At 330 Ritch in the bowels of San Francisco, Rockie Fresh was set to play. After half a dozen emcees tried their hand at the mike with varying degrees of blunder, the audience was not having it. For a 7:30 ticket time, by 10:20 the energy was like a roaring Stanford crowd at a Cardinal ping-pong tournament. And then, Lunice took the stage.
A dorky black kid with his shirt buttoned up (all the way) and backpack strapped on, looking like some pre-politician from UVA, Lunice’s unassuming air and cheeks-wide grin felt almost twee in contrast with the almost hostilely impatient SF skater/rap crowd. Lunice Fermin Pierre II (we can’t believe that’s his real name either!) hails from Montreal, and his pack of beat-making utensils was enough to crush the crowd in less than three minutes.
It’s a scene from almost every Disney underdog movie (aren’t they all?): geeky outsider acts out some weird pre-performance routine, cut to skeptical crowd, give him a sec and everyone is abashedly impressed. (It’s also a scene from “Britain’s Got Talent.” See: Susan Boyle.) Such a ritual ensued, as Lunice oddly crossed his heart several times and looked to the sky in prayer set to some Gregorian chant sound-alike. Then, with swift and rapid taps of his fingers, he harnessed the crowd with some truly mad beatz.
BEATZ.
In the mix were 2 Chainz’s “No Lie” and Trae Tha Truth’s “Fighting Words” and “I Don’t Like.” For that last one, Lunice flew the stage and moshed with the crowd. I was texting my mommy one second, dancing with the artist the next.

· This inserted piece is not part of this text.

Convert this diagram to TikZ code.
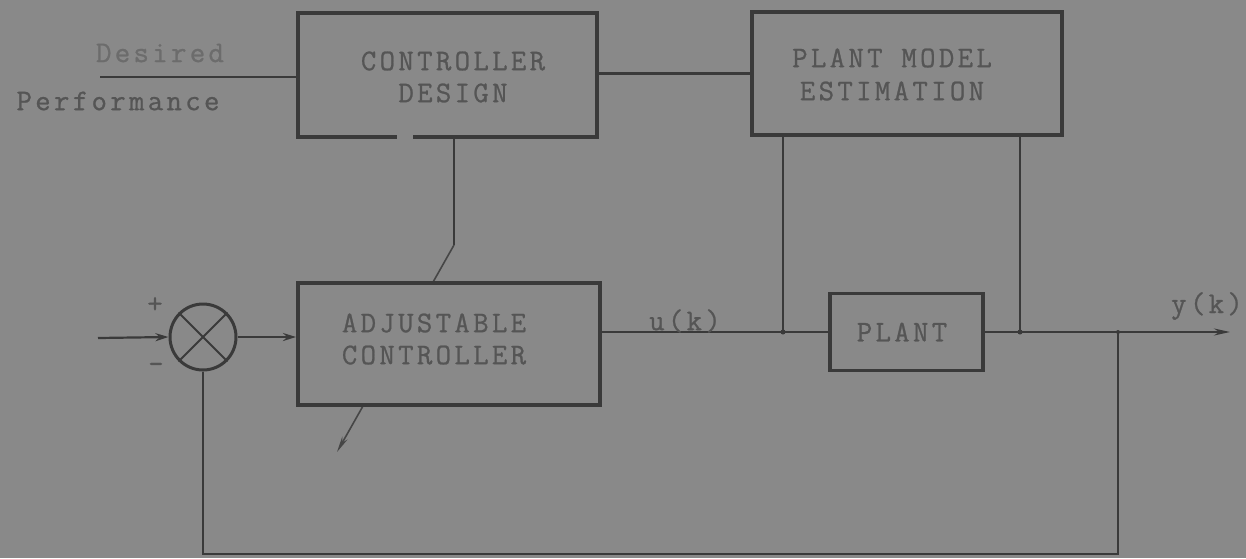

His almost hour-long set, all as an opener to the headlining Rockie Fresh mind you, closed near 11 p.m., when the hype men practically ushered him off stage.
His last track, which mixed Waka’s “Fuck the Club Up” over electric beats, exemplified what Lunice does best: re-crafting hefty rap songs with beeps and boops to straddle the line between hipster chic and raw hip-hop.